This Simple Diet Change May Help You Avoid a Diabetes Diagnosis


Sometimes, simple changes can have profound effects on your wellness. It’s sort of like the “butterfly effect”, in that a small, seemingly inconsequential shift in behavior or attitude can have drastic ramifications down the line. When it comes to your diet, making the decision early in life to eat better can and will save you from health problems later in life. And if a new analysis is to be believed, one really simple change can even spare you from a diabetes diagnosis.

(Article by Sam Becker)

The secret? Eat at home more often. It’s as easy as that.

According to a recently published study in the journal PLOS Medicine, there’s a strong link between the number of meals an individual eats a home and the risk of Type 2 diabetes. Researcher Qi Sun, of the Harvard T.H. Chan School of Public Health, dove into prior studies to come to this conclusion, with the new analysis pointing to unhealthy food at restaurants — and the high availability and affordability — as a major factor driving obesity rates. Remember, obesity and diabetes often go hand-in-hand.

The idea, according to the analysis, is that more and more people are eating out, and choosing options that aren’t as healthy or nutrient-rich as foods they would eat at home. As a result, people eat calorie-rich foods that fuel obesity rates, which in turn makes for a higher diabetes risk.

Diet and diabetes

A man, likely concerned about diabetes, cooks at home

A man, likely concerned about diabetes, cooks at home | Source: iStock

The analysis says, “Consuming food prepared out of the home has been linked to poor diet quality, weight gain, and diabetes risk, but whether having meals prepared at home (MPAH) is associated with risk of type 2 diabetes (T2D) remains unknown.”. By looking at the eating and dietary habits of more than 58,000 women and 41,500 men from the mid-1980s through at least 2010, the researchers found eating meals at home, particularly evening ones, led to a 15% reduced risk of diabetes.

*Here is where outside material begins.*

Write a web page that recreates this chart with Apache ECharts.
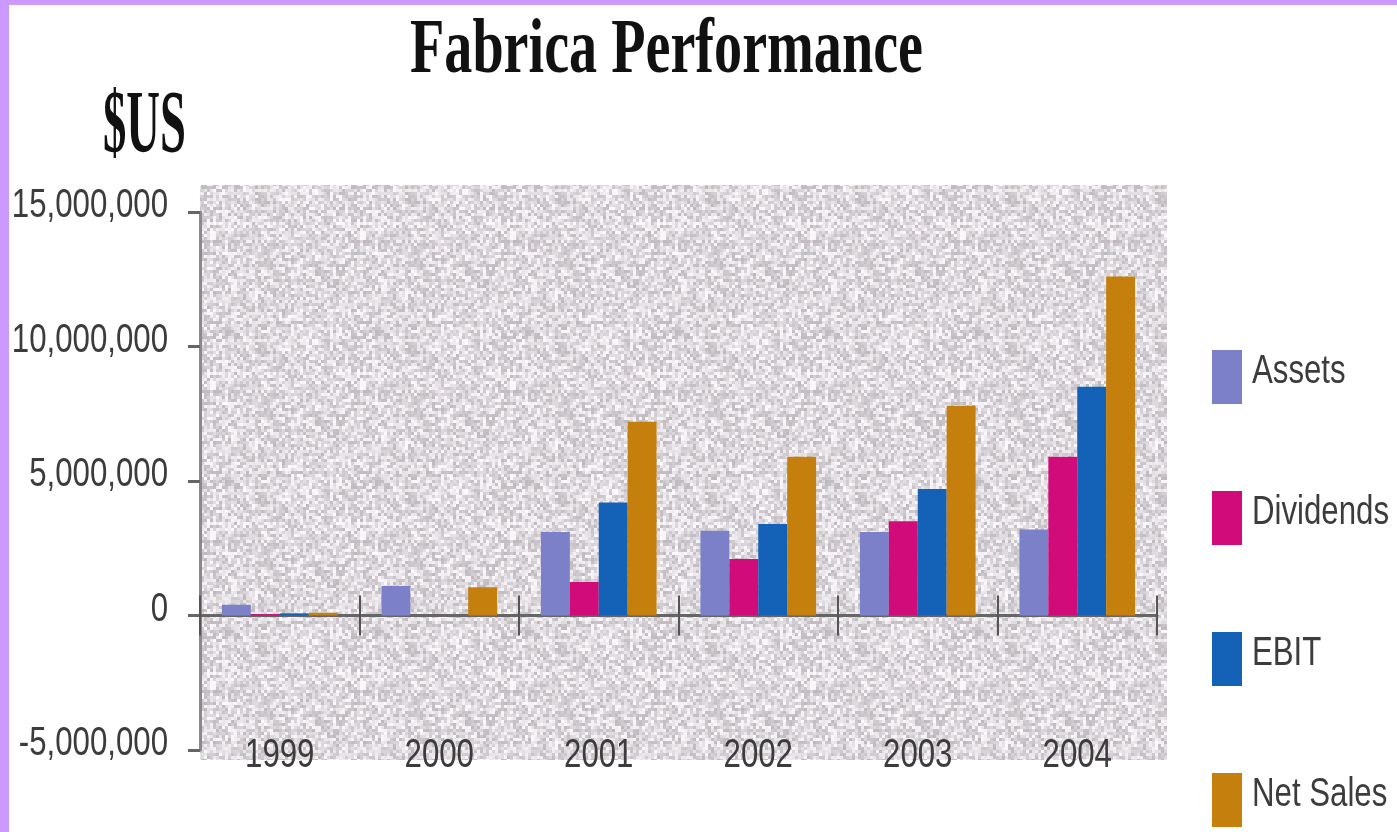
<!DOCTYPE html>
<html>
<head>
<meta charset="utf-8">
<script src="https://cdn.jsdelivr.net/npm/echarts@6/dist/echarts.min.js"></script>
<style>
html,body{margin:0;padding:0;background:#fff;}
#wrap{position:absolute;left:0;top:0;width:1397px;height:832px;background:#fff;}
#bt{position:absolute;left:0;top:0;width:1397px;height:5px;background:#cc99ff;}
#bl{position:absolute;left:0;top:0;width:9px;height:832px;background:#cc99ff;}
#chart{position:absolute;left:0;top:0;width:1397px;height:832px;}
</style>
</head>
<body>
<div id="wrap"><div id="chart"></div><div id="bt"></div><div id="bl"></div></div>
<script>
const years = ['1999','2000','2001','2002','2003','2004'];
const seriesNames = ['Assets', 'Dividends', 'EBIT', 'Net Sales'];
const assets    = [400000, 1100000, 3100000, 3150000, 3100000, 3200000];
const dividends = [50000, 0, 1250000, 2100000, 3500000, 5900000];
const ebit      = [80000, 0, 4200000, 3400000, 4700000, 8500000];
const netSales  = [100000, 1050000, 7200000, 5900000, 7800000, 12600000];
const yTicks = [-5000000, 0, 5000000, 10000000, 15000000];

const SANS = "'Liberation Sans', Arial, sans-serif";
const LBL_FONT = '40px ' + SANS;
const LBL_SCALE = 0.78;
const LBL_COLOR = '#3c3c3c';

// speckled texture (decorative background)
const tex = document.createElement('canvas');
tex.width = 150; tex.height = 150;
(function(){
  const c = tex.getContext('2d');
  let s = 12345;
  function nxt(){ s = (s * 1103515245 + 12345) & 0x7fffffff; return s / 0x7fffffff; }
  for (let y = 0; y < 150; y += 3) {
    for (let x = 0; x < 150; x += 3) {
      const v = 188 + Math.floor(nxt() * 64);
      const tint = Math.floor(nxt() * 5);
      c.fillStyle = 'rgb(' + Math.min(255, v + tint) + ',' + (v - 2) + ',' + Math.min(255, v + tint) + ')';
      c.fillRect(x, y, 3, 3);
    }
  }
})();

const chart = echarts.init(document.getElementById('chart'), null, {renderer: 'canvas'});
const colors = ['#7c80c8', '#d10c7a', '#1462b8', '#c47f0c'];

const gridLeft = 200, gridTop = 212, gridRight = 1397 - 1157, gridBottom = 832 - 750;

function mkSeries(name, data) {
  return {
    name: name, type: 'bar', data: data, xAxisIndex: 0,
    barGap: '0%', barCategoryGap: '27.5%', z: 3
  };
}

chart.setOption({
  animation: false,
  color: colors,
  graphic: [
    {id: 'bg', type: 'rect', z: -10, shape: {x: 200, y: 185, width: 967, height: 575},
     style: {fill: {image: tex, repeat: 'repeat'}}},
    {id: 'title', type: 'text', x: 410, y: 91, scaleX: 0.72, z: 10,
     style: {text: 'Fabrica Performance', font: 'bold 78px "Liberation Serif", serif', fill: '#111', textVerticalAlign: 'bottom', textAlign: 'left'}},
    {id: 'unit', type: 'text', x: 103, y: 172, scaleX: 0.53, z: 10,
     style: {text: '$US', font: 'bold 88px "Liberation Serif", serif', fill: '#111', textVerticalAlign: 'bottom', textAlign: 'left'}}
  ],
  legend: {
    orient: 'vertical', left: 1212, top: 350, padding: 0,
    itemWidth: 30, itemHeight: 54, itemGap: 87,
    icon: 'rect',
    formatter: function(){ return ''; },
    textStyle: {fontSize: 10},
    data: seriesNames
  },
  grid: {left: gridLeft, top: gridTop, right: gridRight, bottom: gridBottom, containLabel: false, outerBoundsMode: 'none'},
  xAxis: [
    {type: 'category', data: years, boundaryGap: true, position: 'bottom',
     axisLine: {show: true, onZero: true, lineStyle: {color: '#666', width: 3}},
     axisTick: {show: true, length: 20, inside: false, lineStyle: {color: '#555', width: 2}},
     axisLabel: {show: false}, splitLine: {show: false}},
    {type: 'category', data: years, boundaryGap: true, position: 'bottom', offset: 0,
     axisLine: {show: false, onZero: false},
     axisTick: {show: true, length: 20, inside: true, lineStyle: {color: '#555', width: 2}},
     axisLabel: {show: false}, splitLine: {show: false}}
  ],
  yAxis: {
    type: 'value', min: -5000000, max: 15000000, interval: 5000000,
    axisLine: {show: true, lineStyle: {color: '#8a8a8a', width: 3}},
    axisTick: {show: true, length: 12, lineStyle: {color: '#666', width: 3}},
    axisLabel: {show: false},
    splitLine: {show: false}
  },
  series: [
    mkSeries('Assets', assets),
    mkSeries('Dividends', dividends),
    mkSeries('EBIT', ebit),
    mkSeries('Net Sales', netSales)
  ]
});

// move the upward ticks onto the zero line, using the value scale
const yZero = chart.convertToPixel({yAxisIndex: 0}, 0);
const yBottom = chart.convertToPixel({yAxisIndex: 0}, yTicks[0]);
chart.setOption({xAxis: [{}, {offset: -(yBottom - yZero)}]});

// condensed-looking text labels, placed through the chart's own scales
const extra = [];
yTicks.forEach(function(v, i){
  const py = chart.convertToPixel({yAxisIndex: 0}, v);
  extra.push({id: 'yl' + i, type: 'text', x: 168, y: py - 6, scaleX: LBL_SCALE, z: 10,
    style: {text: v.toLocaleString('en-US'), font: LBL_FONT, fill: LBL_COLOR, textAlign: 'right', textVerticalAlign: 'middle'}});
});
years.forEach(function(yr, i){
  const px = chart.convertToPixel({xAxisIndex: 0}, yr);
  extra.push({id: 'xl' + i, type: 'text', x: px, y: yBottom + 6, scaleX: LBL_SCALE, z: 10,
    style: {text: yr, font: LBL_FONT, fill: LBL_COLOR, textAlign: 'center', textVerticalAlign: 'middle'}});
});
seriesNames.forEach(function(n, i){
  extra.push({id: 'lg' + i, type: 'text', x: 1252, y: 372 + i * 141, scaleX: LBL_SCALE, z: 10,
    style: {text: n, font: LBL_FONT, fill: LBL_COLOR, textAlign: 'left', textVerticalAlign: 'middle'}});
});
chart.setOption({graphic: extra});
</script>
</body>
</html>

Essentially, the analysis finds that eating at home is healthier — something many people would consider to be common knowledge. But as the availability of cheap, fast, unhealthy food has become more ubiquitous around the world, people are getting fatter. And when more people are overweight or obese, more cases of diabetes pop up. By taking steps to eat at home, you’re thereby taking steps to leading a healthier life.

Clearly, there are benefits to eating at home. So, why don’t more of us do it? In a day and age when UberEATS exists, it can be so easy to look through the fridge and decide you don’t feel like cooking. But it’s that extra bit of effort, especially at the end of the day, that seemed to make the biggest difference in most studies.